Despite the voluminous system and the large amount of character archetypes, character customization feels a little soft and many character feel and play like each other. As experience points come in, this is improving, but some of our characters feel a little too samey for our liking.
I am not a real big fan of the character generation system, which puts a premium on getting your starting ability scores as high as possible at the cost of skills and other customization. Your ability scores are very difficult to change, and the difference between starting with a 2 or a 3, or even a 4 is huge. You end up min-maxing in a few key scores and forgoing the cool things that make your character special. I would rather place a rack of preset scores (4, 3, 3, 2, 2, 2) and then be given 20-30 points to customize the character rather than have to make a choice between good scores and a unique character. Yes, this would make starting characters a bit more powerful, but I would rather have that and knock down XP rewards by 5 points than what we have currently (which feels like it is being gamed in favor of ability scores).
Less rolls doing more is the way to play this! I ran into a situation where one character tried to open a storage box with an electronic lock, and I ruled "only one try per skill" on the attempt, and it worked beautifully. We have been so trained by the "then I do something slightly different and re-roll" sort of soft-ruled gaming that we immediately fell into that, trying a rock to bang it open, a prybar, and a this and a that. Nope - all of those attempts were part of the same "force it open" roll, and you failed - try another skill. Mechanical, perhaps? Another character with skulduggery skill was able to save the day, and we avoided having a player buffalo their way through a task by throwing the dice so many times they just succeed.
If this was a d20 player I would expect to hear "I take a Triumph" and then I would begin to rub my temples in a mock headache.
I swear letting players "try something slightly different" and reroll the same task is some sort of dice-rolling tantrum.
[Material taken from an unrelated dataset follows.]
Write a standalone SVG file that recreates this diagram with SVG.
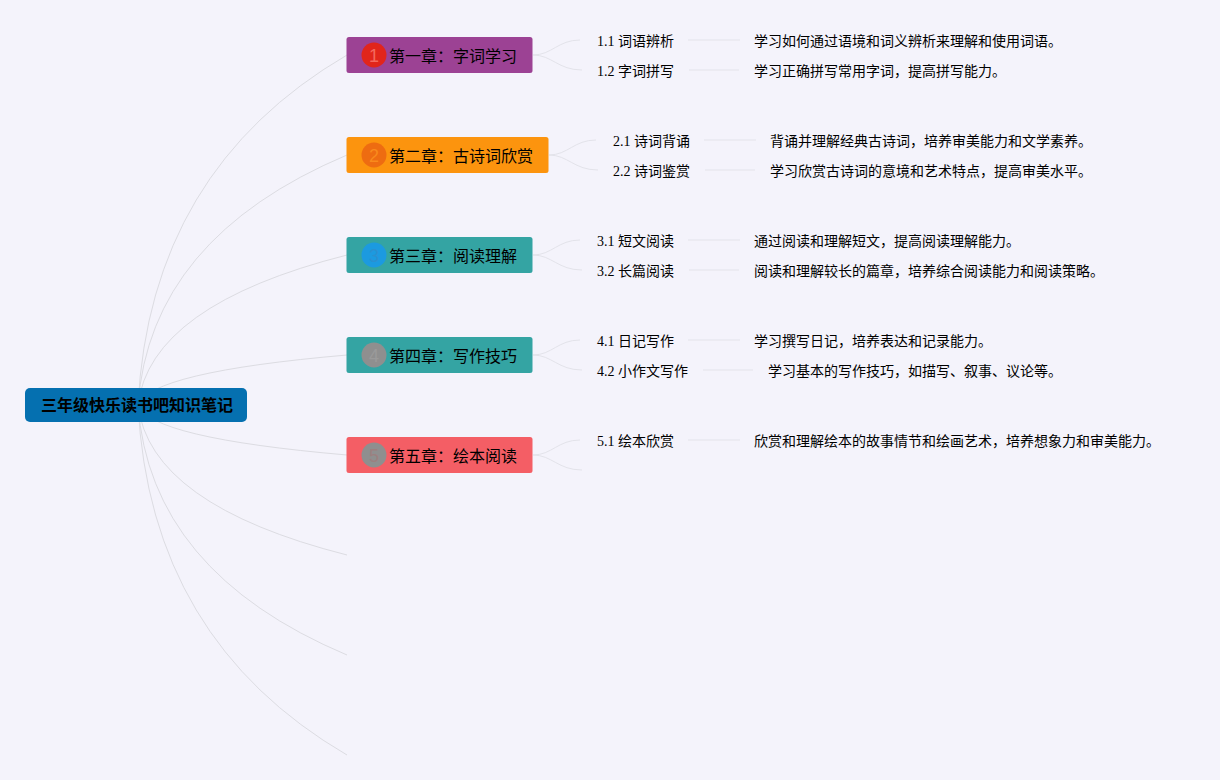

In Star Wars, it doesn't work that way. I am not going to sit here and adjudicate fifteen borderline horrible rolls of random selections of threats, despairs, and advantages until you get the roll you want. The dramatic situation happened when you tried to bang the lock open, it didn't work, and it is time to move on. There is no "let's do a second take" here. Maybe in Hollywood, but in this world you get one shot and then you need to change your tactics.
That said, things are going well, and we are capturing that Star Wars feeling. We are getting a wonderful low-level game as well with very relatable characters, including the bad guys, so I expect the fights and conflicts coming up to get very gritty and personal. This does not feel as light and flippant as the d6 and d20 versions of the game, there is a lower-level grit and realism here that I love. Things are broken, the galaxy itself is broken, and every item, vehicle, character, and societal structure is coated with a level of dirt and grime. I plan on keeping things that way, and forcing some hard choices on the character's behalf.
There are no heroic and clean decisions in this world, there are just bad choices, and worse. Only sacrifice and heroism can turn the tide.